■ **WHAT IS NEEDED**
Give the listing again character for character, but drop the images.

┌──

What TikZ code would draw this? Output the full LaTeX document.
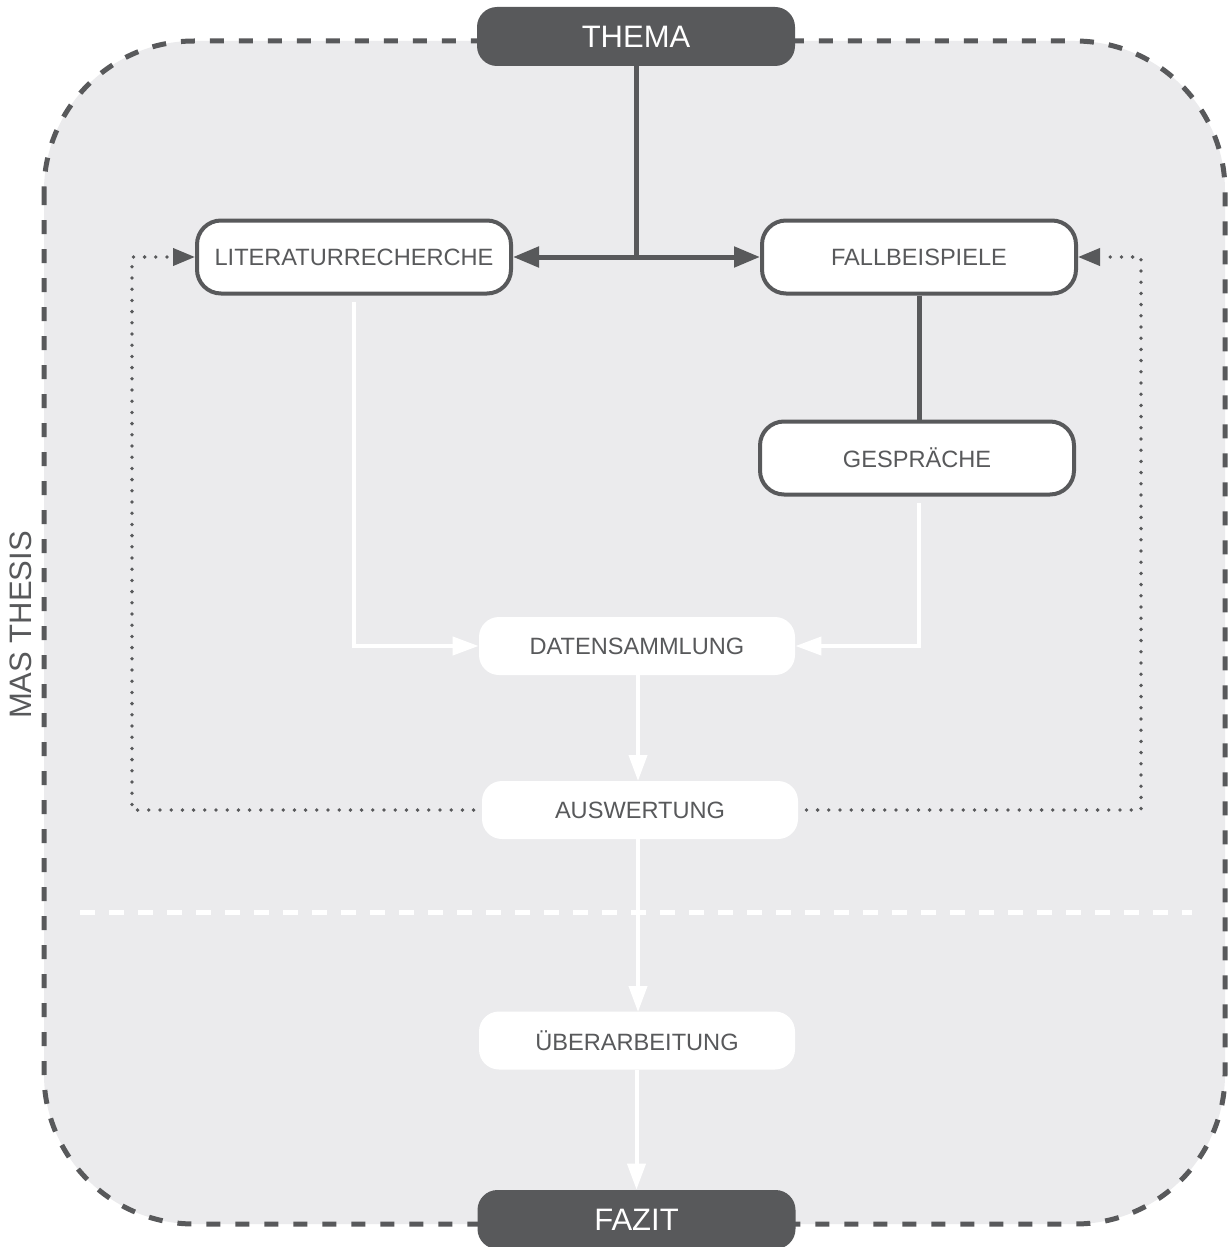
\documentclass[tikz,border=0pt]{standalone}
\usepackage{fontspec}
\setmainfont{Liberation Sans}
\usetikzlibrary{arrows.meta}
\definecolor{dk}{HTML}{58595B}
\definecolor{bg}{HTML}{EBEBED}
\begin{document}
\begin{tikzpicture}[x=0.5pt,y=-0.5pt,
  titlebox/.style={fill=dk, text=white, rounded corners=10pt, minimum width=159pt, minimum height=29.5pt, inner sep=0pt, font=\fontsize{15.5}{18}\selectfont},
  framebox/.style={draw=dk, line width=2pt, fill=white, text=dk, rounded corners=12pt, minimum width=157pt, minimum height=36.5pt, inner sep=0pt, font=\fontsize{11.8}{14}\selectfont},
  plainbox/.style={fill=white, text=dk, rounded corners=10pt, minimum width=158pt, minimum height=29pt, inner sep=0pt, font=\fontsize{11.8}{14}\selectfont},
  darkline/.style={draw=dk, line width=2.5pt},
  darkarrow/.style={darkline, -{Triangle[length=13pt,width=10pt]}},
  whitearrow/.style={draw=white, line width=2pt, -{Triangle[length=13pt,width=9pt]}},
  dotline/.style={draw=dk, line width=1.9pt, line cap=round, dash pattern=on 0pt off 5.6pt, -{Triangle[length=11pt,width=8.5pt]}},
  outerframe/.style={draw=dk, fill=bg, line width=2.5pt, dash pattern=on 7pt off 7.5pt, rounded corners=75pt},
  sepline/.style={draw=white, line width=2.5pt, dash pattern=on 7.5pt off 7pt}
]
\useasboundingbox (0,0) rectangle (1227,1247);
\fill[white] (0,0) rectangle (1227,1247);

% outer frame
\draw[outerframe] (44,41) rectangle (1225,1224);
% separator
\draw[sepline] (80,912) -- (1192,912);

% side label
\node[text=dk, rotate=90, font=\fontsize{15.5}{18}\selectfont] (mas) at (21,625) {MAS THESIS};

% nodes
\node[titlebox] (thema) at (636,36.5) {THEMA};
\node[titlebox] (fazit) at (636.5,1219.5) {FAZIT};
\node[framebox] (lit) at (354,257) {LITERATURRECHERCHE};
\node[framebox] (fall) at (919,257) {FALLBEISPIELE};
\node[framebox] (gesp) at (917,458) {GESPRÄCHE};
\node[plainbox] (daten) at (637,646) {DATENSAMMLUNG};
\node[plainbox] (ausw) at (640,810) {AUSWERTUNG};
\node[plainbox] (ueber) at (637,1040.5) {ÜBERARBEITUNG};

\coordinate (j) at (636,257);
\coordinate (dl) at (132,810);
\coordinate (dr) at (1141,810);

% dark connectors
\draw[darkline] (thema.south) -- (j);
\draw[darkarrow] (j) -- (lit.east);
\draw[darkarrow] (j) -- (fall.west);
\draw[darkline] (fall.south) -- (fall.south |- gesp.north);

% white connectors
\draw[whitearrow] ([yshift=-3pt]lit.south) |- (daten.west);
\draw[whitearrow] ([yshift=-3pt]gesp.south -| fall.south) |- (daten.east);
\draw[whitearrow] (638,675) -- (638,781);
\draw[whitearrow] (638,839) -- (638,1012);
\draw[whitearrow] (ueber.south -| fazit.north) -- (fazit.north);

% dotted feedback
\draw[dotline] ([xshift=-4pt]ausw.west) -- (dl) |- (lit.west);
\draw[dotline] ([xshift=4pt]ausw.east) -- (dr) |- (fall.east);
\end{tikzpicture}
\end{document}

└──

■ **RESULT BELOW**
What TikZ code would draw this? Output the full LaTeX document.
\documentclass[tikz,border=0pt]{standalone}
\usepackage{fontspec}
\setmainfont{Liberation Sans}
\usetikzlibrary{arrows.meta}
\definecolor{dk}{HTML}{58595B}
\definecolor{bg}{HTML}{EBEBED}
\begin{document}
\begin{tikzpicture}[x=0.5pt,y=-0.5pt,
  titlebox/.style={fill=dk, text=white, rounded corners=10pt, minimum width=159pt, minimum height=29.5pt, inner sep=0pt, font=\fontsize{15.5}{18}\selectfont},
  framebox/.style={draw=dk, line width=2pt, fill=white, text=dk, rounded corners=12pt, minimum width=157pt, minimum height=36.5pt, inner sep=0pt, font=\fontsize{11.8}{14}\selectfont},
  plainbox/.style={fill=white, text=dk, rounded corners=10pt, minimum width=158pt, minimum height=29pt, inner sep=0pt, font=\fontsize{11.8}{14}\selectfont},
  darkline/.style={draw=dk, line width=2.5pt},
  darkarrow/.style={darkline, -{Triangle[length=13pt,width=10pt]}},
  whitearrow/.style={draw=white, line width=2pt, -{Triangle[length=13pt,width=9pt]}},
  dotline/.style={draw=dk, line width=1.9pt, line cap=round, dash pattern=on 0pt off 5.6pt, -{Triangle[length=11pt,width=8.5pt]}},
  outerframe/.style={draw=dk, fill=bg, line width=2.5pt, dash pattern=on 7pt off 7.5pt, rounded corners=75pt},
  sepline/.style={draw=white, line width=2.5pt, dash pattern=on 7.5pt off 7pt}
]
\useasboundingbox (0,0) rectangle (1227,1247);
\fill[white] (0,0) rectangle (1227,1247);

% outer frame
\draw[outerframe] (44,41) rectangle (1225,1224);
% separator
\draw[sepline] (80,912) -- (1192,912);

% side label
\node[text=dk, rotate=90, font=\fontsize{15.5}{18}\selectfont] (mas) at (21,625) {MAS THESIS};

% nodes
\node[titlebox] (thema) at (636,36.5) {THEMA};
\node[titlebox] (fazit) at (636.5,1219.5) {FAZIT};
\node[framebox] (lit) at (354,257) {LITERATURRECHERCHE};
\node[framebox] (fall) at (919,257) {FALLBEISPIELE};
\node[framebox] (gesp) at (917,458) {GESPRÄCHE};
\node[plainbox] (daten) at (637,646) {DATENSAMMLUNG};
\node[plainbox] (ausw) at (640,810) {AUSWERTUNG};
\node[plainbox] (ueber) at (637,1040.5) {ÜBERARBEITUNG};

\coordinate (j) at (636,257);
\coordinate (dl) at (132,810);
\coordinate (dr) at (1141,810);

% dark connectors
\draw[darkline] (thema.south) -- (j);
\draw[darkarrow] (j) -- (lit.east);
\draw[darkarrow] (j) -- (fall.west);
\draw[darkline] (fall.south) -- (fall.south |- gesp.north);

% white connectors
\draw[whitearrow] ([yshift=-3pt]lit.south) |- (daten.west);
\draw[whitearrow] ([yshift=-3pt]gesp.south -| fall.south) |- (daten.east);
\draw[whitearrow] (638,675) -- (638,781);
\draw[whitearrow] (638,839) -- (638,1012);
\draw[whitearrow] (ueber.south -| fazit.north) -- (fazit.north);

% dotted feedback
\draw[dotline] ([xshift=-4pt]ausw.west) -- (dl) |- (lit.west);
\draw[dotline] ([xshift=4pt]ausw.east) -- (dr) |- (fall.east);
\end{tikzpicture}
\end{document}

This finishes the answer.